Setting Values via the SDK

Use set_session_property_values() to set one or more property values on a session. Properties are auto-created the first time you set a value - no need to pre-configure them in the UI although possible and recommended.

from deepchecks_llm_client import DeepchecksClient

dc_client = DeepchecksClient(host="https://app.deepchecks.com", api_token="YOUR_API_TOKEN")

dc_client.set_session_property_values(
    app_name="my-app",
    version_name="v1",
    session_id="session-abc-123",
    values={
        "Converted": "yes",                  # Categorical — string
        "User Tier": "enterprise",           # Categorical — string
        "CSAT Score": 4.5,                   # Numeric — int or float
        "Topics Discussed": ["billing", "upgrade"],  # Categorical — list of strings
    }
)

Key details:

Numeric properties accept int or float values
Categorical properties accept str or list[str] values

Managing User-Value Properties in the UI

Once a user-value property has been created (either via the SDK or manually in the UI), it appears in the Session Properties tab alongside built-in and prompt properties. From there you can:

View the distribution of values across sessions
Use the property to filter and sort the sessions table

You can also edit user-value properties directly within the single-interaction view.

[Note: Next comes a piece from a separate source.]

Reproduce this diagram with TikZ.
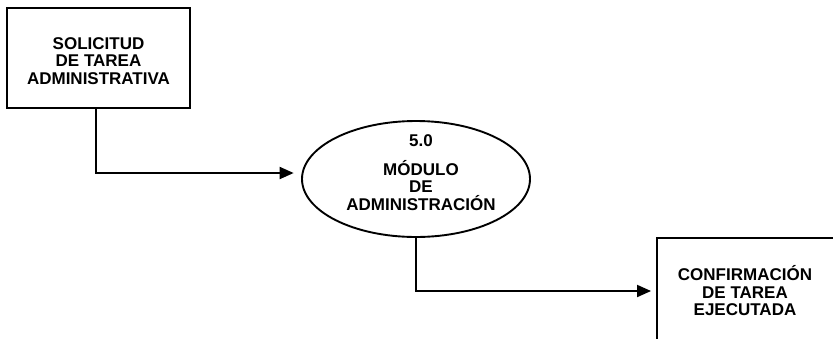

Adding Session Properties to Your Application

Session-level properties are added per application from the application's properties configuration.

Via the UI

Navigate to your application's Properties page
Open the Session Properties tab
Click Add Property
Select a built-in property from the available list, or choose Prompt Property to create a custom LLM-evaluated property
If you chose Prompt Property, give it a name, guidelines and test it across different sessions in your app.
Save - the property will begin evaluating new sessions automatically

Recalculating Existing Sessions

After adding a session property, it applies to new sessions going forward. To evaluate sessions that were already logged:

Go to the Session Properties tab
Click Recalculate on the property you want to re-evaluate (upon creating a property this option will be suggested to you automatically)
Optionally filter by version, environment, or time range
Confirm - recalculation runs in the background and results appear as they complete

Note: Recalculation applies to built-in and prompt properties.

Viewing Results

Session property scores appear in the Sessions table alongside each session. Click on a session to see:

Score - The numeric value (1–5) or category
Reasoning - The detailed analysis explaining how the score was determined, with references to specific turns in the conversation

Use session property scores to filter and sort the sessions table, helping you quickly find problematic sessions that need attention.

In addition, averages and aggregations on the session level, both of properties and system metrics, are shown in the Overview screen under the Sessions filter.